BEGIN

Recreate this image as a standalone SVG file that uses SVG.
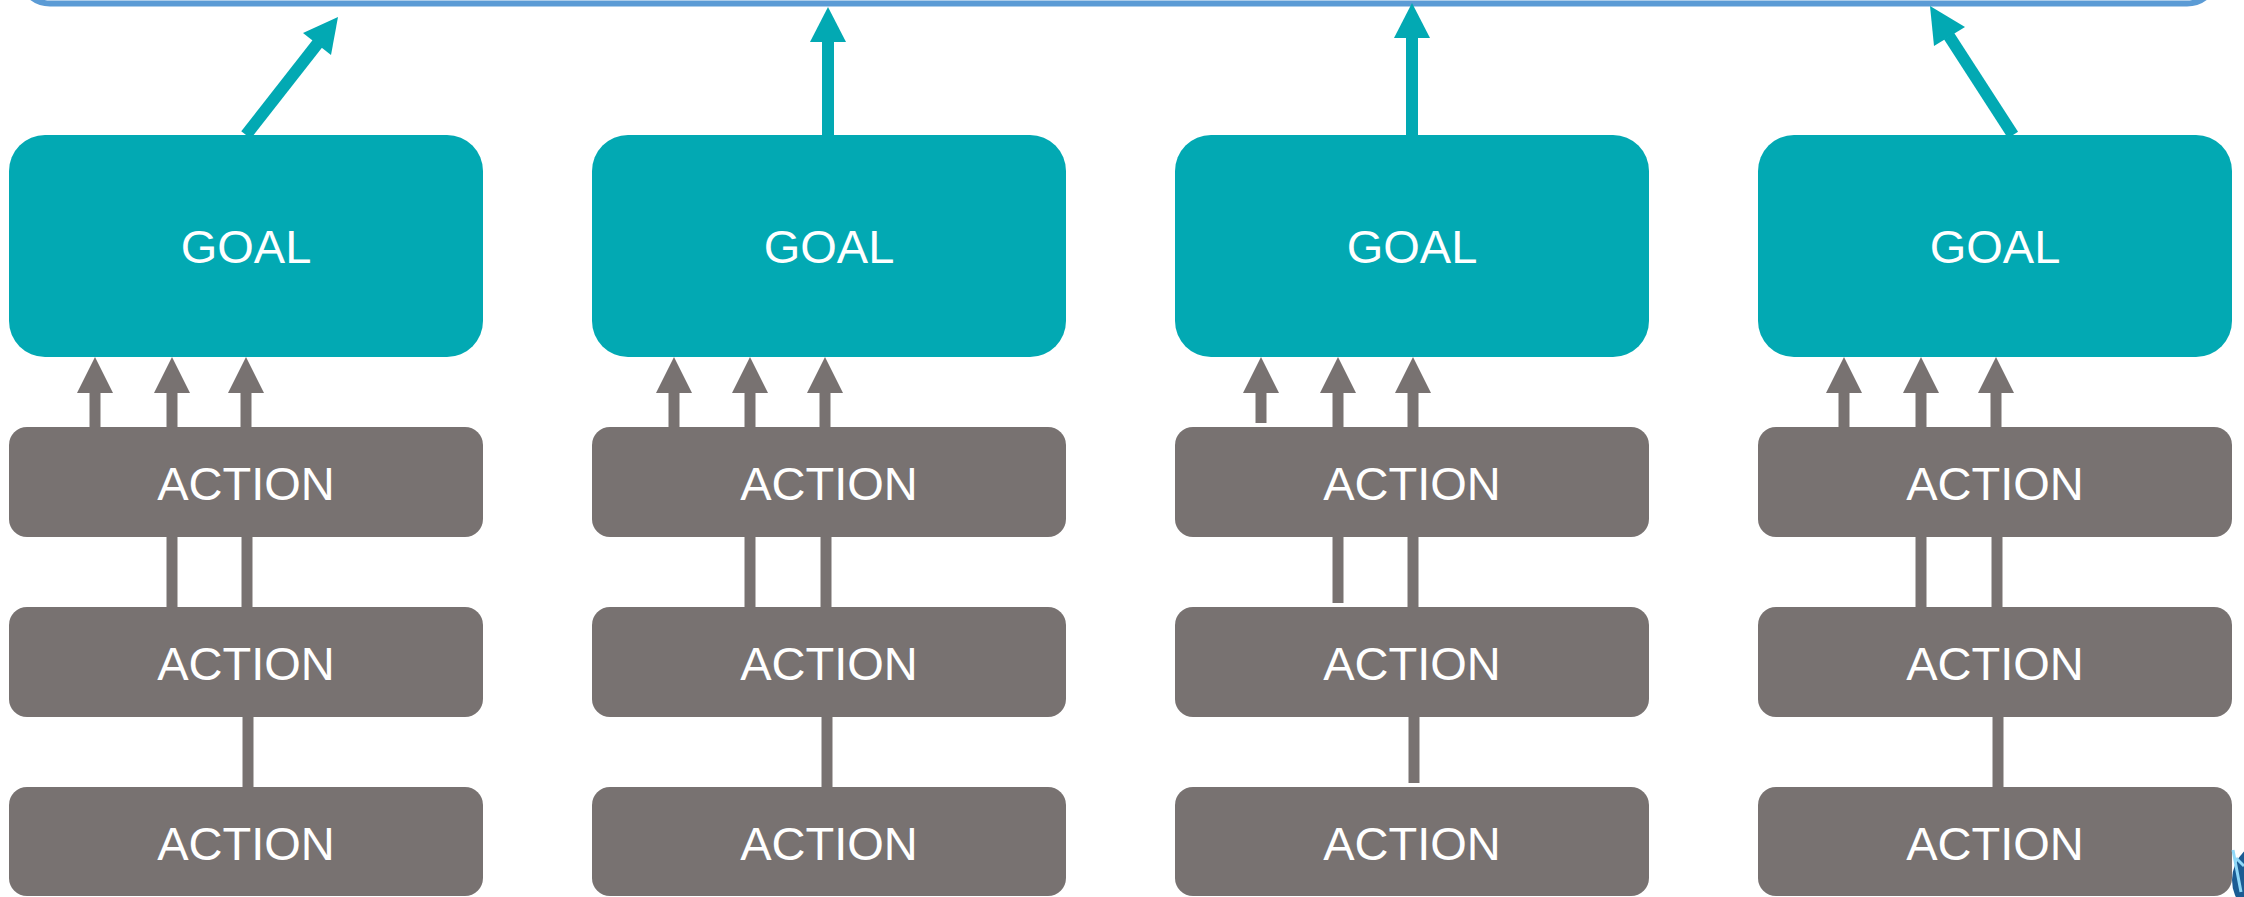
<svg xmlns="http://www.w3.org/2000/svg" xmlns:xlink="http://www.w3.org/1999/xlink" width="2244" height="897" viewBox="0 0 2244 897">
  <style>
    .goal { fill: #02A9B3; }
    .action { fill: #787271; }
    .lbl { fill: #FFFFFF; font-family: "Liberation Sans", Arial, sans-serif; font-size: 47px; text-anchor: middle; }
    .tl { stroke: #02A9B3; stroke-width: 12; fill: none; }
    .gl { stroke: #787271; stroke-width: 11; fill: none; }
    .th { fill: #02A9B3; }
    .gh { fill: #787271; }
  </style>
  <defs>
    <path id="grayHead" d="M-18,393 L0,357 L18,393 Z" class="gh"/>
  </defs>
  <rect width="2244" height="897" fill="#FFFFFF"/>

  <g id="container">
    <rect x="20" y="-60" width="2197" height="63.5" rx="30" ry="30" fill="none" stroke="#5B9BD5" stroke-width="6"/>
  </g>

  <g id="connectors">
    <!-- goal to container -->
    <line class="tl" x1="246" y1="135" x2="318" y2="43"/>
    <path class="th" d="M338,17 L303,33 L331,55 Z"/>
    <line class="tl" x1="828" y1="135" x2="828" y2="41"/>
    <path class="th" d="M828,7 L810,42 L846,42 Z"/>
    <line class="tl" x1="1412" y1="135" x2="1412" y2="37"/>
    <path class="th" d="M1412,3 L1394,38 L1430,38 Z"/>
    <line class="tl" x1="2013" y1="135" x2="1949" y2="36"/>
    <path class="th" d="M1930,6 L1965,27 L1934,46 Z"/>

    <!-- column 1 -->
    <line class="gl" x1="95" y1="427" x2="95" y2="392"/>
    <line class="gl" x1="172" y1="427" x2="172" y2="392"/>
    <line class="gl" x1="246" y1="427" x2="246" y2="392"/>
    <use xlink:href="#grayHead" href="#grayHead" x="95"/>
    <use xlink:href="#grayHead" href="#grayHead" x="172"/>
    <use xlink:href="#grayHead" href="#grayHead" x="246"/>
    <line class="gl" x1="172" y1="607" x2="172" y2="537"/>
    <line class="gl" x1="247" y1="607" x2="247" y2="537"/>
    <line class="gl" x1="248" y1="787" x2="248" y2="717"/>

    <!-- column 2 -->
    <line class="gl" x1="674" y1="427" x2="674" y2="392"/>
    <line class="gl" x1="750" y1="427" x2="750" y2="392"/>
    <line class="gl" x1="825" y1="427" x2="825" y2="392"/>
    <use xlink:href="#grayHead" href="#grayHead" x="674"/>
    <use xlink:href="#grayHead" href="#grayHead" x="750"/>
    <use xlink:href="#grayHead" href="#grayHead" x="825"/>
    <line class="gl" x1="750" y1="607" x2="750" y2="537"/>
    <line class="gl" x1="826" y1="607" x2="826" y2="537"/>
    <line class="gl" x1="827" y1="787" x2="827" y2="717"/>

    <!-- column 3 -->
    <line class="gl" x1="1261" y1="423" x2="1261" y2="392"/>
    <line class="gl" x1="1338" y1="427" x2="1338" y2="392"/>
    <line class="gl" x1="1413" y1="427" x2="1413" y2="392"/>
    <use xlink:href="#grayHead" href="#grayHead" x="1261"/>
    <use xlink:href="#grayHead" href="#grayHead" x="1338"/>
    <use xlink:href="#grayHead" href="#grayHead" x="1413"/>
    <line class="gl" x1="1338" y1="603" x2="1338" y2="537"/>
    <line class="gl" x1="1413" y1="607" x2="1413" y2="537"/>
    <line class="gl" x1="1414" y1="783" x2="1414" y2="717"/>

    <!-- column 4 -->
    <line class="gl" x1="1844" y1="427" x2="1844" y2="392"/>
    <line class="gl" x1="1921" y1="427" x2="1921" y2="392"/>
    <line class="gl" x1="1996" y1="427" x2="1996" y2="392"/>
    <use xlink:href="#grayHead" href="#grayHead" x="1844"/>
    <use xlink:href="#grayHead" href="#grayHead" x="1921"/>
    <use xlink:href="#grayHead" href="#grayHead" x="1996"/>
    <line class="gl" x1="1921" y1="607" x2="1921" y2="537"/>
    <line class="gl" x1="1997" y1="607" x2="1997" y2="537"/>
    <line class="gl" x1="1998" y1="787" x2="1998" y2="717"/>
  </g>

  <!-- column 1 -->
  <g id="goal1"><rect class="goal" x="9" y="135" width="474" height="222" rx="36"/><text class="lbl" x="246" y="263">GOAL</text></g>
  <g id="action1a"><rect class="action" x="9" y="427" width="474" height="110" rx="18"/><text class="lbl" x="246" y="500">ACTION</text></g>
  <g id="action1b"><rect class="action" x="9" y="607" width="474" height="110" rx="18"/><text class="lbl" x="246" y="680">ACTION</text></g>
  <g id="action1c"><rect class="action" x="9" y="787" width="474" height="109" rx="18"/><text class="lbl" x="246" y="860">ACTION</text></g>

  <!-- column 2 -->
  <g id="goal2"><rect class="goal" x="592" y="135" width="474" height="222" rx="36"/><text class="lbl" x="829" y="263">GOAL</text></g>
  <g id="action2a"><rect class="action" x="592" y="427" width="474" height="110" rx="18"/><text class="lbl" x="829" y="500">ACTION</text></g>
  <g id="action2b"><rect class="action" x="592" y="607" width="474" height="110" rx="18"/><text class="lbl" x="829" y="680">ACTION</text></g>
  <g id="action2c"><rect class="action" x="592" y="787" width="474" height="109" rx="18"/><text class="lbl" x="829" y="860">ACTION</text></g>

  <!-- column 3 -->
  <g id="goal3"><rect class="goal" x="1175" y="135" width="474" height="222" rx="36"/><text class="lbl" x="1412" y="263">GOAL</text></g>
  <g id="action3a"><rect class="action" x="1175" y="427" width="474" height="110" rx="18"/><text class="lbl" x="1412" y="500">ACTION</text></g>
  <g id="action3b"><rect class="action" x="1175" y="607" width="474" height="110" rx="18"/><text class="lbl" x="1412" y="680">ACTION</text></g>
  <g id="action3c"><rect class="action" x="1175" y="787" width="474" height="109" rx="18"/><text class="lbl" x="1412" y="860">ACTION</text></g>

  <!-- column 4 -->
  <g id="goal4"><rect class="goal" x="1758" y="135" width="474" height="222" rx="36"/><text class="lbl" x="1995" y="263">GOAL</text></g>
  <g id="action4a"><rect class="action" x="1758" y="427" width="474" height="110" rx="18"/><text class="lbl" x="1995" y="500">ACTION</text></g>
  <g id="action4b"><rect class="action" x="1758" y="607" width="474" height="110" rx="18"/><text class="lbl" x="1995" y="680">ACTION</text></g>
  <g id="action4c"><rect class="action" x="1758" y="787" width="474" height="109" rx="18"/><text class="lbl" x="1995" y="860">ACTION</text></g>

  <!-- partial logo at bottom-right edge -->
  <g id="logo">
    <circle cx="2272" cy="880" r="40" fill="#1B5C93"/>
    <path d="M2233,850 L2241,892 M2236,858 L2244,866" stroke="#8ED8F8" stroke-width="3" fill="none"/>
  </g>
</svg>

END

Task to carry out:
Transcribe the material as is, with images omitted.

Expected output:
Recreate this image as a standalone SVG file that uses SVG.
<svg xmlns="http://www.w3.org/2000/svg" xmlns:xlink="http://www.w3.org/1999/xlink" width="2244" height="897" viewBox="0 0 2244 897">
  <style>
    .goal { fill: #02A9B3; }
    .action { fill: #787271; }
    .lbl { fill: #FFFFFF; font-family: "Liberation Sans", Arial, sans-serif; font-size: 47px; text-anchor: middle; }
    .tl { stroke: #02A9B3; stroke-width: 12; fill: none; }
    .gl { stroke: #787271; stroke-width: 11; fill: none; }
    .th { fill: #02A9B3; }
    .gh { fill: #787271; }
  </style>
  <defs>
    <path id="grayHead" d="M-18,393 L0,357 L18,393 Z" class="gh"/>
  </defs>
  <rect width="2244" height="897" fill="#FFFFFF"/>

  <g id="container">
    <rect x="20" y="-60" width="2197" height="63.5" rx="30" ry="30" fill="none" stroke="#5B9BD5" stroke-width="6"/>
  </g>

  <g id="connectors">
    <!-- goal to container -->
    <line class="tl" x1="246" y1="135" x2="318" y2="43"/>
    <path class="th" d="M338,17 L303,33 L331,55 Z"/>
    <line class="tl" x1="828" y1="135" x2="828" y2="41"/>
    <path class="th" d="M828,7 L810,42 L846,42 Z"/>
    <line class="tl" x1="1412" y1="135" x2="1412" y2="37"/>
    <path class="th" d="M1412,3 L1394,38 L1430,38 Z"/>
    <line class="tl" x1="2013" y1="135" x2="1949" y2="36"/>
    <path class="th" d="M1930,6 L1965,27 L1934,46 Z"/>

    <!-- column 1 -->
    <line class="gl" x1="95" y1="427" x2="95" y2="392"/>
    <line class="gl" x1="172" y1="427" x2="172" y2="392"/>
    <line class="gl" x1="246" y1="427" x2="246" y2="392"/>
    <use xlink:href="#grayHead" href="#grayHead" x="95"/>
    <use xlink:href="#grayHead" href="#grayHead" x="172"/>
    <use xlink:href="#grayHead" href="#grayHead" x="246"/>
    <line class="gl" x1="172" y1="607" x2="172" y2="537"/>
    <line class="gl" x1="247" y1="607" x2="247" y2="537"/>
    <line class="gl" x1="248" y1="787" x2="248" y2="717"/>

    <!-- column 2 -->
    <line class="gl" x1="674" y1="427" x2="674" y2="392"/>
    <line class="gl" x1="750" y1="427" x2="750" y2="392"/>
    <line class="gl" x1="825" y1="427" x2="825" y2="392"/>
    <use xlink:href="#grayHead" href="#grayHead" x="674"/>
    <use xlink:href="#grayHead" href="#grayHead" x="750"/>
    <use xlink:href="#grayHead" href="#grayHead" x="825"/>
    <line class="gl" x1="750" y1="607" x2="750" y2="537"/>
    <line class="gl" x1="826" y1="607" x2="826" y2="537"/>
    <line class="gl" x1="827" y1="787" x2="827" y2="717"/>

    <!-- column 3 -->
    <line class="gl" x1="1261" y1="423" x2="1261" y2="392"/>
    <line class="gl" x1="1338" y1="427" x2="1338" y2="392"/>
    <line class="gl" x1="1413" y1="427" x2="1413" y2="392"/>
    <use xlink:href="#grayHead" href="#grayHead" x="1261"/>
    <use xlink:href="#grayHead" href="#grayHead" x="1338"/>
    <use xlink:href="#grayHead" href="#grayHead" x="1413"/>
    <line class="gl" x1="1338" y1="603" x2="1338" y2="537"/>
    <line class="gl" x1="1413" y1="607" x2="1413" y2="537"/>
    <line class="gl" x1="1414" y1="783" x2="1414" y2="717"/>

    <!-- column 4 -->
    <line class="gl" x1="1844" y1="427" x2="1844" y2="392"/>
    <line class="gl" x1="1921" y1="427" x2="1921" y2="392"/>
    <line class="gl" x1="1996" y1="427" x2="1996" y2="392"/>
    <use xlink:href="#grayHead" href="#grayHead" x="1844"/>
    <use xlink:href="#grayHead" href="#grayHead" x="1921"/>
    <use xlink:href="#grayHead" href="#grayHead" x="1996"/>
    <line class="gl" x1="1921" y1="607" x2="1921" y2="537"/>
    <line class="gl" x1="1997" y1="607" x2="1997" y2="537"/>
    <line class="gl" x1="1998" y1="787" x2="1998" y2="717"/>
  </g>

  <!-- column 1 -->
  <g id="goal1"><rect class="goal" x="9" y="135" width="474" height="222" rx="36"/><text class="lbl" x="246" y="263">GOAL</text></g>
  <g id="action1a"><rect class="action" x="9" y="427" width="474" height="110" rx="18"/><text class="lbl" x="246" y="500">ACTION</text></g>
  <g id="action1b"><rect class="action" x="9" y="607" width="474" height="110" rx="18"/><text class="lbl" x="246" y="680">ACTION</text></g>
  <g id="action1c"><rect class="action" x="9" y="787" width="474" height="109" rx="18"/><text class="lbl" x="246" y="860">ACTION</text></g>

  <!-- column 2 -->
  <g id="goal2"><rect class="goal" x="592" y="135" width="474" height="222" rx="36"/><text class="lbl" x="829" y="263">GOAL</text></g>
  <g id="action2a"><rect class="action" x="592" y="427" width="474" height="110" rx="18"/><text class="lbl" x="829" y="500">ACTION</text></g>
  <g id="action2b"><rect class="action" x="592" y="607" width="474" height="110" rx="18"/><text class="lbl" x="829" y="680">ACTION</text></g>
  <g id="action2c"><rect class="action" x="592" y="787" width="474" height="109" rx="18"/><text class="lbl" x="829" y="860">ACTION</text></g>

  <!-- column 3 -->
  <g id="goal3"><rect class="goal" x="1175" y="135" width="474" height="222" rx="36"/><text class="lbl" x="1412" y="263">GOAL</text></g>
  <g id="action3a"><rect class="action" x="1175" y="427" width="474" height="110" rx="18"/><text class="lbl" x="1412" y="500">ACTION</text></g>
  <g id="action3b"><rect class="action" x="1175" y="607" width="474" height="110" rx="18"/><text class="lbl" x="1412" y="680">ACTION</text></g>
  <g id="action3c"><rect class="action" x="1175" y="787" width="474" height="109" rx="18"/><text class="lbl" x="1412" y="860">ACTION</text></g>

  <!-- column 4 -->
  <g id="goal4"><rect class="goal" x="1758" y="135" width="474" height="222" rx="36"/><text class="lbl" x="1995" y="263">GOAL</text></g>
  <g id="action4a"><rect class="action" x="1758" y="427" width="474" height="110" rx="18"/><text class="lbl" x="1995" y="500">ACTION</text></g>
  <g id="action4b"><rect class="action" x="1758" y="607" width="474" height="110" rx="18"/><text class="lbl" x="1995" y="680">ACTION</text></g>
  <g id="action4c"><rect class="action" x="1758" y="787" width="474" height="109" rx="18"/><text class="lbl" x="1995" y="860">ACTION</text></g>

  <!-- partial logo at bottom-right edge -->
  <g id="logo">
    <circle cx="2272" cy="880" r="40" fill="#1B5C93"/>
    <path d="M2233,850 L2241,892 M2236,858 L2244,866" stroke="#8ED8F8" stroke-width="3" fill="none"/>
  </g>
</svg>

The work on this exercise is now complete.